Task requirements → In the listing that follows, how many lines contain the string "with"? Provide only the number.

Dataset entries →
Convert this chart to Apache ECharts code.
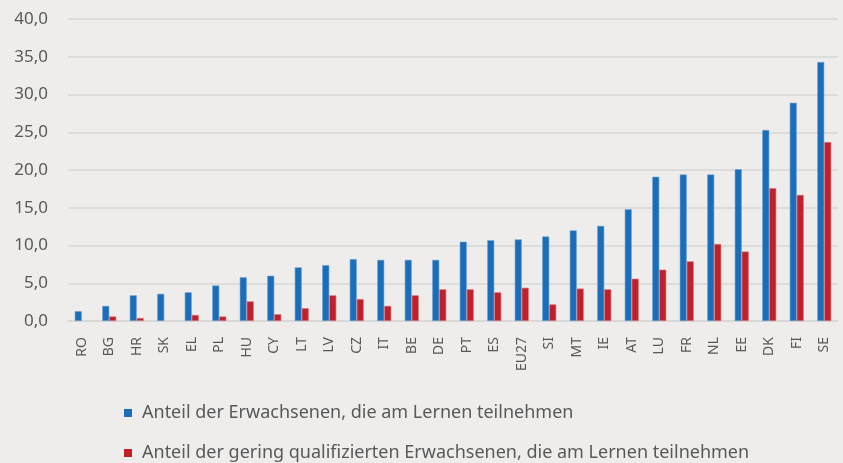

--

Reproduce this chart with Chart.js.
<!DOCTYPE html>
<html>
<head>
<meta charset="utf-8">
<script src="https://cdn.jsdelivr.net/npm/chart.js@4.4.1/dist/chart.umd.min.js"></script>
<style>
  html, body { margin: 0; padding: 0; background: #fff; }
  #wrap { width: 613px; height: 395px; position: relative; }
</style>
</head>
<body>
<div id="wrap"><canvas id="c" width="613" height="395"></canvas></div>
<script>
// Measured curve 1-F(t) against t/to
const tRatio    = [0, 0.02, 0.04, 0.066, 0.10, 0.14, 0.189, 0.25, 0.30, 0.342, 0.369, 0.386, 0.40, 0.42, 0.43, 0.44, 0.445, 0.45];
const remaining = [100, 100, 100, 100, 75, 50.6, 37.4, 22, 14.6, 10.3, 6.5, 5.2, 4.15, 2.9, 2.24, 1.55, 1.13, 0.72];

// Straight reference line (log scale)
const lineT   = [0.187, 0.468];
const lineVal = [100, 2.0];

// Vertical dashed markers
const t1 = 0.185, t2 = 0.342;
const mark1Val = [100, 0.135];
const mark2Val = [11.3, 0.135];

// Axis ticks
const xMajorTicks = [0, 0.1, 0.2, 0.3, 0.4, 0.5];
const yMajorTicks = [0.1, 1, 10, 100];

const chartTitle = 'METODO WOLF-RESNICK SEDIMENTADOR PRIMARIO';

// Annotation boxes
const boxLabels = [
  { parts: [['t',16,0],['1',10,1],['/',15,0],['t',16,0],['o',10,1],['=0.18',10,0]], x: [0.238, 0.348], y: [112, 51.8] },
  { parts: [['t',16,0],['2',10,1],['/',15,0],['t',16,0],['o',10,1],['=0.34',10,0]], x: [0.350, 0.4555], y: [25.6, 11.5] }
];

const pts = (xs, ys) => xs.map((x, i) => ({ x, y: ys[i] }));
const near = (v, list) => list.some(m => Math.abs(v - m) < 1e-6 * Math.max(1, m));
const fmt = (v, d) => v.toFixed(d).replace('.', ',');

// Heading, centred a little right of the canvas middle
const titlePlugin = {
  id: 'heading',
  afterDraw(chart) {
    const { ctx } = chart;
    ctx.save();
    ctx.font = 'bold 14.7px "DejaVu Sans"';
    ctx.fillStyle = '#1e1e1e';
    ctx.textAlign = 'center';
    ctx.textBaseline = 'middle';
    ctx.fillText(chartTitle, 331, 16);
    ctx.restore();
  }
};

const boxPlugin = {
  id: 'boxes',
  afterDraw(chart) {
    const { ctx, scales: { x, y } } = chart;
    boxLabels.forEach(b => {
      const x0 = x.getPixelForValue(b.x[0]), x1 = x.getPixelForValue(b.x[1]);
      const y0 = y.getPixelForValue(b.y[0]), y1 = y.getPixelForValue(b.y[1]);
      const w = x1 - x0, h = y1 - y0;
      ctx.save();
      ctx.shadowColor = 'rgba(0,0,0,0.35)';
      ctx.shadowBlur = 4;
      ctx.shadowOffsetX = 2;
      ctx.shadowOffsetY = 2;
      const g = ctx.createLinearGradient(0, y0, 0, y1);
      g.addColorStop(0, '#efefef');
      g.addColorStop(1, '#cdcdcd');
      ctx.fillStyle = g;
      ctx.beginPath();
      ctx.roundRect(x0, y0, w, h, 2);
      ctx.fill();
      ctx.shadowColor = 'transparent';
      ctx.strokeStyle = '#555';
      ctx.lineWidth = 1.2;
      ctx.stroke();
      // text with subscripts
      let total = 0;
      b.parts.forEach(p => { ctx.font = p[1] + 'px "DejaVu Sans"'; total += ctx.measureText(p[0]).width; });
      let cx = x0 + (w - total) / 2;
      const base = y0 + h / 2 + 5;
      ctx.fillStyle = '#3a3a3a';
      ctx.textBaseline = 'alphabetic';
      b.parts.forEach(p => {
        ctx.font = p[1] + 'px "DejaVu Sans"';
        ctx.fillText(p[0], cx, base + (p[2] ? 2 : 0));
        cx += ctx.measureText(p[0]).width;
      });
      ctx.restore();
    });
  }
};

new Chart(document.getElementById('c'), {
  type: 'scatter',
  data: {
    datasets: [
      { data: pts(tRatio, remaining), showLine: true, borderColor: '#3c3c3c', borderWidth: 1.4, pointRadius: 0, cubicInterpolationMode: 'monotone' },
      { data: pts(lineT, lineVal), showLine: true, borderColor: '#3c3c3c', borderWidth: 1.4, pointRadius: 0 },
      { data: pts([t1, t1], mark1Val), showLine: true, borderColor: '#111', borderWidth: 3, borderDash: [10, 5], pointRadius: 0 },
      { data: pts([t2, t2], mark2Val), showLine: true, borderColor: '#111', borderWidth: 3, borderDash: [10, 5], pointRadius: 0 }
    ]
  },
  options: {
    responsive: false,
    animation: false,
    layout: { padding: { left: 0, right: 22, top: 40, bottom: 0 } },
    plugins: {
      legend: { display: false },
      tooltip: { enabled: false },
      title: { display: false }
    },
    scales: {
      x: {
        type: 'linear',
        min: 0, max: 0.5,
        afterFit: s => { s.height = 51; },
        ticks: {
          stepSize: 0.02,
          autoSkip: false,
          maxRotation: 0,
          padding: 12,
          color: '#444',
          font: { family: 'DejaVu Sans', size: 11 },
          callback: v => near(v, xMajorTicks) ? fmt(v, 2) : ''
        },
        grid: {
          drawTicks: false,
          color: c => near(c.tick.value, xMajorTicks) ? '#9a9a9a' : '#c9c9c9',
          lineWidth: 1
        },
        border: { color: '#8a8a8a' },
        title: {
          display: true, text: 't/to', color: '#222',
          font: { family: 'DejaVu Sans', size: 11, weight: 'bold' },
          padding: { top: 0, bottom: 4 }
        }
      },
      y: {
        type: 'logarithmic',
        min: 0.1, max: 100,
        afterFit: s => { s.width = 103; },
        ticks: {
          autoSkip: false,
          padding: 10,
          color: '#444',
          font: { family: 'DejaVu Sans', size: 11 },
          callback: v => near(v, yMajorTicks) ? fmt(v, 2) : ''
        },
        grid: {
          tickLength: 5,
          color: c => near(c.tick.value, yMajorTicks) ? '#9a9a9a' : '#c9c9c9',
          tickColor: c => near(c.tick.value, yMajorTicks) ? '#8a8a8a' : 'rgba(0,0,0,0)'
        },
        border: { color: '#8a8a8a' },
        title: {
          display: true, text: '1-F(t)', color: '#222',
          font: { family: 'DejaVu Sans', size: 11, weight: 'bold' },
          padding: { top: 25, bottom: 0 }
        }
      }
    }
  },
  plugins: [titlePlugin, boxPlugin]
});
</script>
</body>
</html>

Reply to the exercise → 2